İsrail, Gazze'yi tamamen işgal etmeden ve aşağıdaki haritada en sağda yer alan ve ‘’günümüz’’ diye gösterilen haritadaki sarı renkle gösterilen Filistinliler de bölgede tamamen katledilmeden veya bölgeden tamamen sürülmeden ve harita tamamen turuncu rengini (İsrail’in toprağı) almadan İsrail’in bu harekâtı sonlandırma niyeti bulunmuyor. 


Timsah Gözyaşları

Bu duruma sebep olup da âb-ı revân halinde timsah gözyaşları ve sokaklara Coca Cola dökenler, vatandaşı miting alanlarında toplayıp İsrail’e esip gürleyerek, açık açık ''kuşa bak'' diye sadece ve sadece saf vatandaşın gazını alıyorlar.
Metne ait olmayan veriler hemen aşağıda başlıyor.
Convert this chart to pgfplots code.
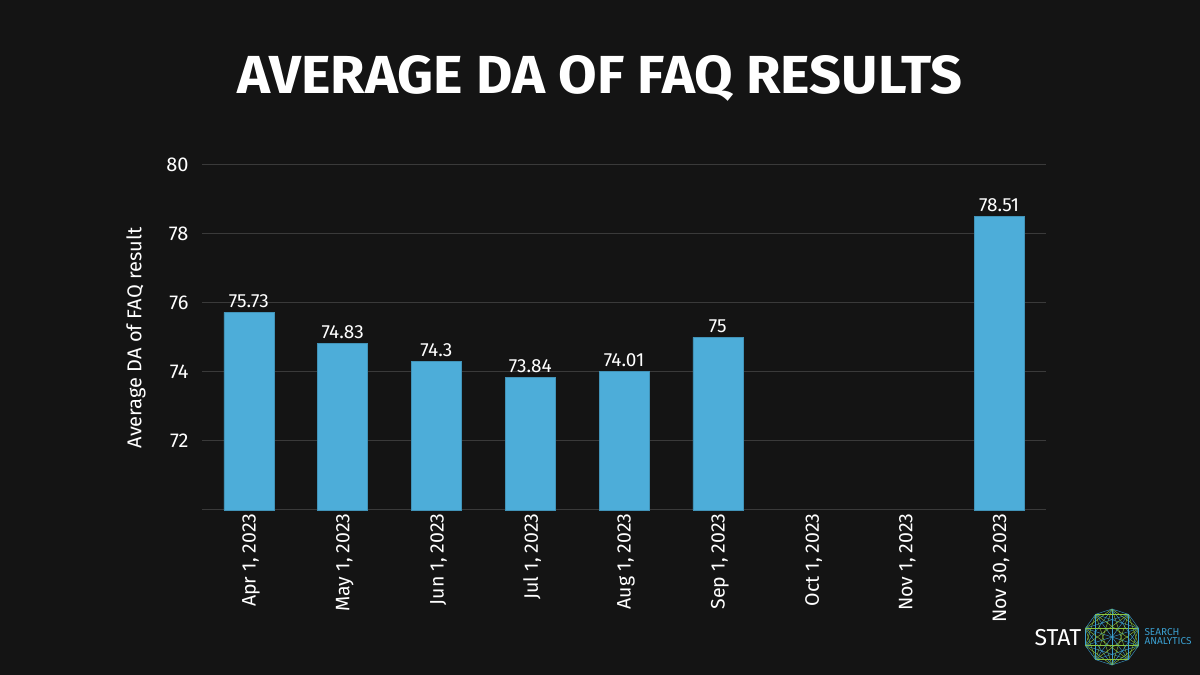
\documentclass[border=0pt]{standalone}
\usepackage{pgfplots}
\pgfplotsset{compat=1.18}
\usetikzlibrary{calc}
\usepackage{fontspec}
\setmainfont{Fira Sans}
\definecolor{bg}{HTML}{141414}
\definecolor{barblue}{HTML}{4DADD9}
\definecolor{gridc}{HTML}{3A3A3A}
\definecolor{logoblue}{HTML}{3A9FD0}
\definecolor{logogreen}{HTML}{8CC63F}
\begin{document}
\begin{tikzpicture}[x=1bp,y=1bp]
\fill[bg] (0,0) rectangle (1200,675);
% title
\node[text=white, anchor=center] at (600,597)
  {\resizebox{725bp}{38bp}{\bfseries AVERAGE DA OF FAQ RESULTS}};
\begin{axis}[
    at={(202bp,165bp)}, anchor=south west,
    scale only axis,
    width=844bp, height=345bp,
    xmin=-0.5, xmax=8.5,
    ymin=70, ymax=80,
    ybar, bar width=50bp,
    axis line style={draw=none},
    major tick length=0pt,
    ytick={70,72,74,76,78,80},
    yticklabels={,72,74,76,78,80},
    ymajorgrids,
    grid style={gridc, line width=1bp},
    xtick={0,...,8},
    xticklabels={{Apr 1, 2023},{May 1, 2023},{Jun 1, 2023},{Jul 1, 2023},{Aug 1, 2023},{Sep 1, 2023},{Oct 1, 2023},{Nov 1, 2023},{Nov 30, 2023}},
    xticklabel style={rotate=90, anchor=east, text=white, font=\fontsize{19.5bp}{22bp}\selectfont, yshift=-2bp},
    yticklabel style={text=white, font=\fontsize{20bp}{23bp}\selectfont, xshift=-10bp},
    /pgf/number format/assume math mode=true,
    nodes near coords,
    nodes near coords style={text=white, font=\fontsize{19bp}{22bp}\selectfont, yshift=1bp},
    point meta=explicit symbolic,
    clip=false,
]
\addplot[fill=barblue, draw=barblue!85!black, line width=0.5bp, bar shift=0pt] coordinates {
    (0,75.73) [75.73]
    (1,74.83) [74.83]
    (2,74.3)  [74.3]
    (3,73.84) [73.84]
    (4,74.01) [74.01]
    (5,75)    [75]
    (8,78.51) [78.51]
};
\end{axis}
% y label
\node[rotate=90, text=white, font=\fontsize{20bp}{23bp}\selectfont] at (136,337) {Average DA of FAQ result};
% logo
\node[text=white, font=\fontsize{23bp}{26bp}\selectfont, anchor=center] at (1058,37) {STAT};
\foreach \i in {0,...,9}{
  \foreach \j in {0,...,9}{
    \ifnum\i<\j
      \pgfmathparse{mod(\i+\j,2)==0 ? 1 : 0}
      \ifnum\pgfmathresult=1
        \draw[logogreen, line width=0.4bp] ($(1112,38)+(90+\i*36:28)$) -- ($(1112,38)+(90+\j*36:28)$);
      \else
        \draw[logoblue, line width=0.4bp] ($(1112,38)+(90+\i*36:28)$) -- ($(1112,38)+(90+\j*36:28)$);
      \fi
    \fi
  }
}
\node[text=logoblue, font=\fontsize{10bp}{11bp}\selectfont, align=left, anchor=west] at (1141,38) {SEARCH\\[-2bp]ANALYTICS};
\end{tikzpicture}
\end{document}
Halbuki en azından İsrail’in anlayacağı dil olan İncirlik Üssü, İsrail'i koruyan Kürecik Radar Üssü ve İsrail’e olan petrol sevkiyatı ve İsrail'e yapılan kritik mal ihracı konusu hiç mi hiç gündeme getirilmiyor.

İki gün önce Türk siyasetinin bir özelliği olarak anlattığım Cipolla’nın ‘’Allegro ma non troppo" (Il Mulino, 2015) adlı eserinde yer alan ‘‘Aptallığın Temel Yasaları‘‘ bölümü Filistin konusunda da geçerli oluyor.

Bütün bunları hazin hazin arz etmek de bana kalıyor.